It Doesn't Count as Outreach When Obama Talks About the NSA in Secret
On Thursday, Obama met at the White House with tech company executives and privacy groups to discuss surveillance.
On Thursday, Obama met behind closed doors at the White House with tech company executives and privacy groups to discuss his administration's system of surveillance. The context was radically different from the last conversation he participated in on the subject, his chat with Jay Leno on The Tonight Show. But both conversations reinforce the ongoing problem with that surveillance: informed, public debate on the subject appears to be impossible.
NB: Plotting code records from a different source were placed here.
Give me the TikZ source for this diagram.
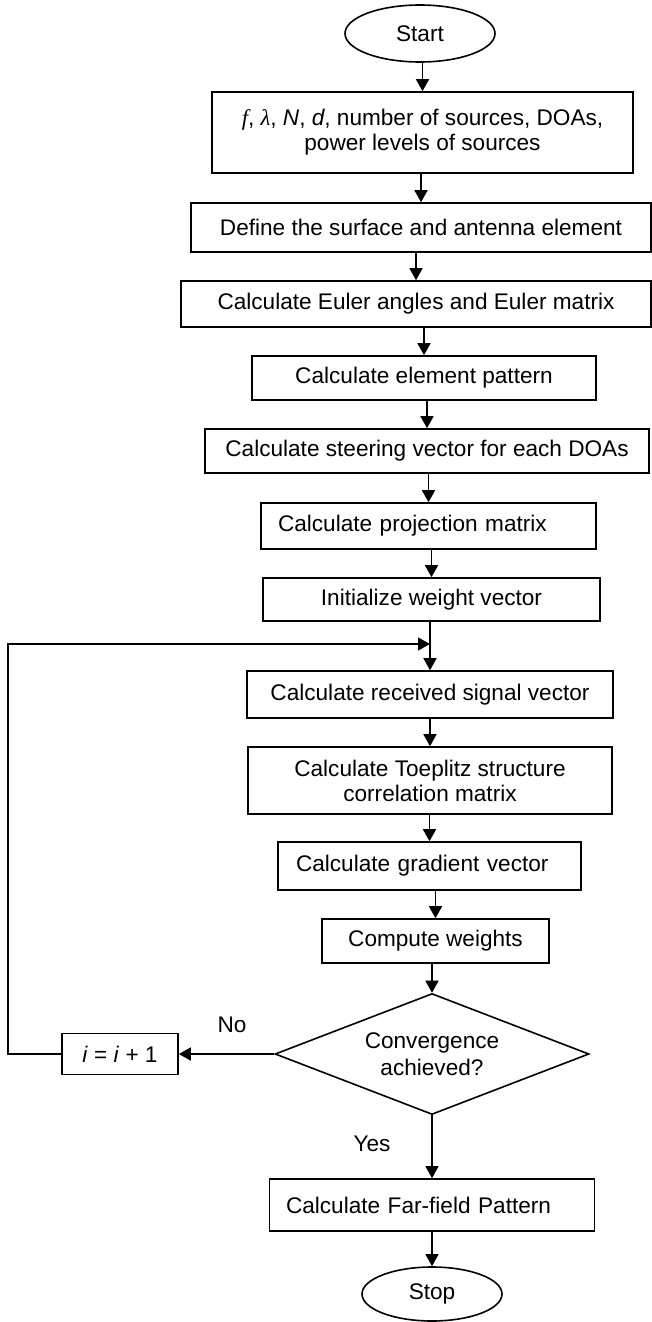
\documentclass[tikz,border=0pt]{standalone}
\usepackage{fontspec}
\setmainfont{Liberation Sans}
\newfontfamily\serifit{Liberation Serif}[ItalicFont=* Italic]
\usepackage{tikz}
\usetikzlibrary{shapes.geometric,arrows.meta}
\tikzset{
  proc/.style = {draw, line width=0.8pt, inner xsep=2pt, inner ysep=0pt, align=center,
    font=\fontsize{11.3}{12.5}\selectfont},
  lproc/.style = {proc, align=left, inner xsep=#1},
  term/.style = {proc, ellipse, inner sep=0pt},
  decide/.style = {proc, diamond, aspect=2.6, inner sep=0pt,
    font=\fontsize{11.3}{13.5}\selectfont},
  arr/.style = {line width=0.8pt, -{Triangle[length=6pt,width=6.5pt]}},
  lbl/.style = {font=\fontsize{11.3}{12.5}\selectfont}
}

\begin{document}
\begin{tikzpicture}[x=0.5pt,y=-0.5pt]
  \useasboundingbox (0,0) rectangle (652,1322);

  \node[term, minimum width=75pt, minimum height=28.5pt] (start) at (420,33.5) {Start};
  \node[proc, minimum width=210.5pt, minimum height=40.5pt] (input) at (422.5,132.5)
    {\textit{\serifit f}, \textit{\serifit λ}, \textit{N}, \textit{d}, number of sources, DOAs,\\power levels of sources};
  \node[proc, minimum width=230pt, minimum height=24.5pt] (surface) at (421,227.5) {Define the surface and antenna element};
  \node[proc, minimum width=235pt, minimum height=23pt] (euler) at (416,304) {Calculate Euler angles and Euler matrix};
  \node[proc, minimum width=172pt, minimum height=22pt] (element) at (424,378) {Calculate element pattern};
  \node[proc, minimum width=222pt, minimum height=22pt] (steer) at (427,451) {Calculate steering vector for each DOAs};
  \node[lproc=8.5pt, text width=150.5pt, minimum height=23pt] (proj) at (428.5,526) {Calculate projection matrix};
  \node[proc, minimum width=168.5pt, minimum height=21.5pt] (init) at (431.5,599.5) {Initialize weight vector};
  \node[proc, minimum width=183pt, minimum height=23.5pt] (recv) at (430,694.5) {Calculate received signal vector};
  \node[proc, minimum width=182pt, minimum height=33.5pt] (toep) at (430,780.5) {Calculate Toeplitz structure\\correlation matrix};
  \node[lproc=9pt, text width=133.5pt, minimum height=24pt] (grad) at (429.5,866) {Calculate gradient vector};
  \node[proc, minimum width=113.5pt, minimum height=22pt] (weights) at (435.5,941) {Compute weights};
  \node[decide, minimum width=157pt, minimum height=60.5pt] (conv) at (432,1054) {Convergence\\achieved?};
  \node[proc, minimum width=58pt, minimum height=20.5pt] (incr) at (120,1054) {\textit{i} = \textit{i} + 1};
  \node[lproc=8.25pt, text width=146pt, minimum height=26pt] (far) at (432,1205) {Calculate Far-field Pattern};
  \node[term, minimum width=70pt, minimum height=27pt] (stop) at (432,1294) {Stop};

  \foreach \a/\b in {start/input, input/surface, surface/euler, euler/element, element/steer,
                     steer/proj, proj/init, init/recv, recv/toep, toep/grad, grad/weights, weights/conv}
    \draw[arr] (\b.north |- \a.south) -- (\b.north);

  \draw[arr] (conv.south) -- (far.north);
  \draw[arr] (far.south) -- (stop.north);
  \draw[arr] (conv.west) -- (incr.east);

  % loop back
  \coordinate (back) at (8,644);
  \coordinate (loop) at (430,644);
  \draw[arr] (incr.west) -| (back) -- (loop);

  \node[lbl] (no) at (232,1025) {No};
  \node[lbl] (yes) at (372,1144) {Yes};
\end{tikzpicture}
\end{document}
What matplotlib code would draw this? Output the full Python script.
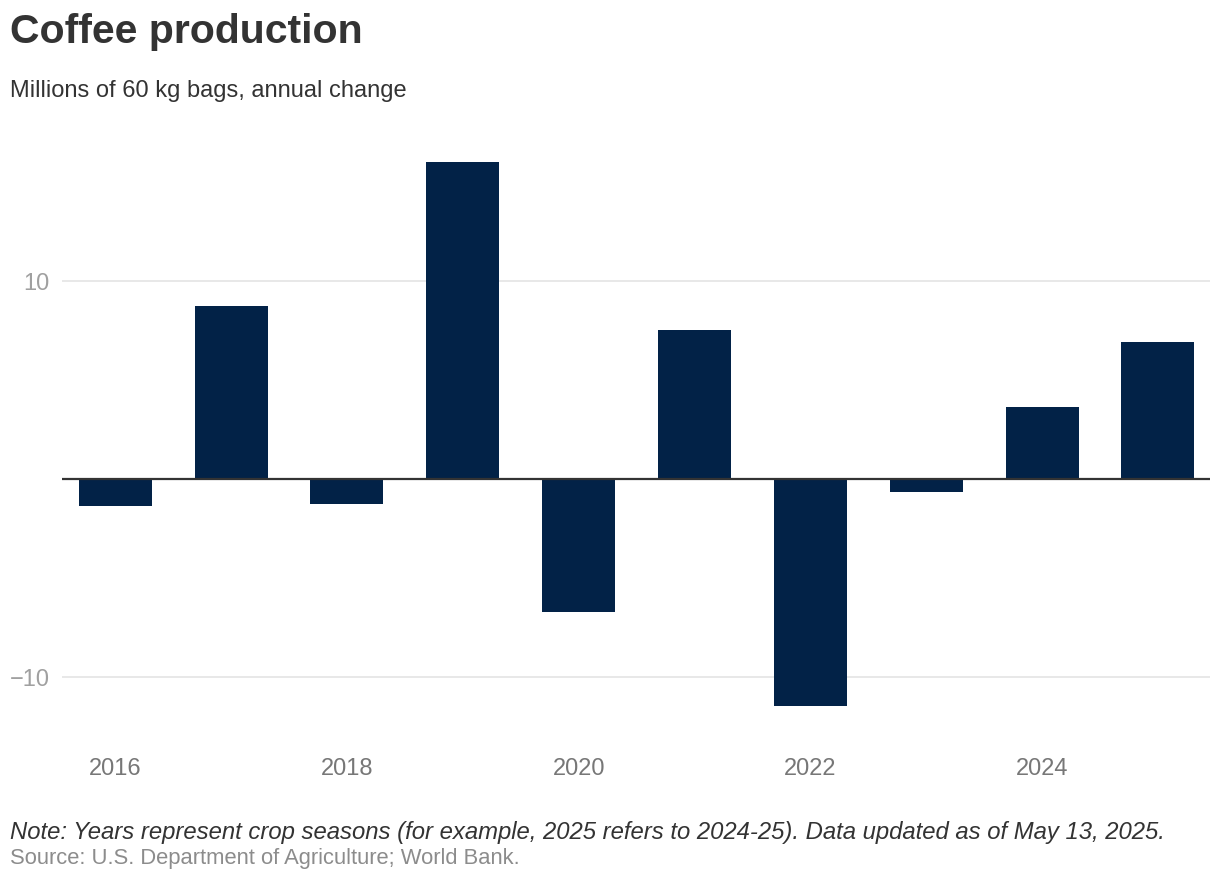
import matplotlib

matplotlib.use("Agg")
import matplotlib.pyplot as plt

plt.rcParams["font.family"] = ["Liberation Sans", "DejaVu Sans"]

# ---- Data (millions of 60 kg bags, annual change) ----
YEARS = [2016, 2017, 2018, 2019, 2020, 2021, 2022, 2023, 2024, 2025]
CHANGE = [-1.36, 8.74, -1.26, 16.0, -6.72, 7.53, -11.46, -0.66, 3.64, 6.92]
Y_TICKS = [-10, 10]
Y_TICK_LABELS = ["\u221210", "10"]
X_TICKS = [2016, 2018, 2020, 2022, 2024]

BAR_COLOR = "#022247"

W, H = 1220, 888
fig = plt.figure(figsize=(W / 100, H / 100), dpi=100)

# axes placed in pixel coords: x 62..1210, y 140..730
ax = fig.add_axes([62 / W, 1 - 730 / H, 1148 / W, 590 / H])
ax.bar(YEARS, CHANGE, width=0.63, color=BAR_COLOR, zorder=3)
ax.axhline(0, color="#333333", lw=1.6, zorder=4)

ax.set_xlim(2015.54, 2025.45)
ax.set_ylim(-(730 - 479) / 19.8, (479 - 140) / 19.8)
ax.set_yticks(Y_TICKS)
ax.set_yticklabels(Y_TICK_LABELS)
ax.set_xticks(X_TICKS)
ax.set_xticklabels([str(y) for y in X_TICKS])
ax.grid(axis="y", color="#e6e6e6", lw=1.3, zorder=0)
ax.tick_params(axis="y", length=0, pad=9, labelsize=17, labelcolor="#a0a0a0")
ax.tick_params(axis="x", length=0, pad=20, labelsize=17, labelcolor="#777777")
for s in ax.spines.values():
    s.set_visible(False)

# ---- Titles and notes ----
fig.text(10 / W, 1 - 43 / H, "Coffee production", fontsize=29.5, fontweight="bold",
         color="#333333", va="baseline", ha="left")
fig.text(10 / W, 1 - 97 / H, "Millions of 60 kg bags, annual change", fontsize=17,
         color="#333333", va="baseline", ha="left")
fig.text(10 / W, 1 - 839 / H,
         "Note: Years represent crop seasons (for example, 2025 refers to 2024-25). "
         "Data updated as of May 13, 2025.",
         fontsize=17.2, style="italic", color="#333333", va="baseline", ha="left")
fig.text(10 / W, 1 - 864 / H, "Source: U.S. Department of Agriculture; World Bank.",
         fontsize=15.8, color="#8c8c8c", va="baseline", ha="left")

fig.savefig("out.png", dpi=100)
The Thursday meeting was the administration's second this week. Politico reported on its attendees: Tim Cook of Apple, Randall Stephenson of AT&T, Vint Cerf of both Google and internet history fame, and groups including Center for Democracy and Technology, which has advocated for more openness on surveillance issues. The meeting was off-the-record, and no attendees spoke with Politico about what was said.
It was the second-such meeting this week, following one on Tuesday with a similar assortment of organizations, as reported by The Hill. In attendance at that one were representatives from much of the rest of the PRISM phalanx — Facebook, Yahoo, Microsoft — and from advocacy groups like the Electronic Privacy Information Center and the New America Foundation. Obama didn't attend the Tuesday meeting, but its guidelines were similar: no talking about it.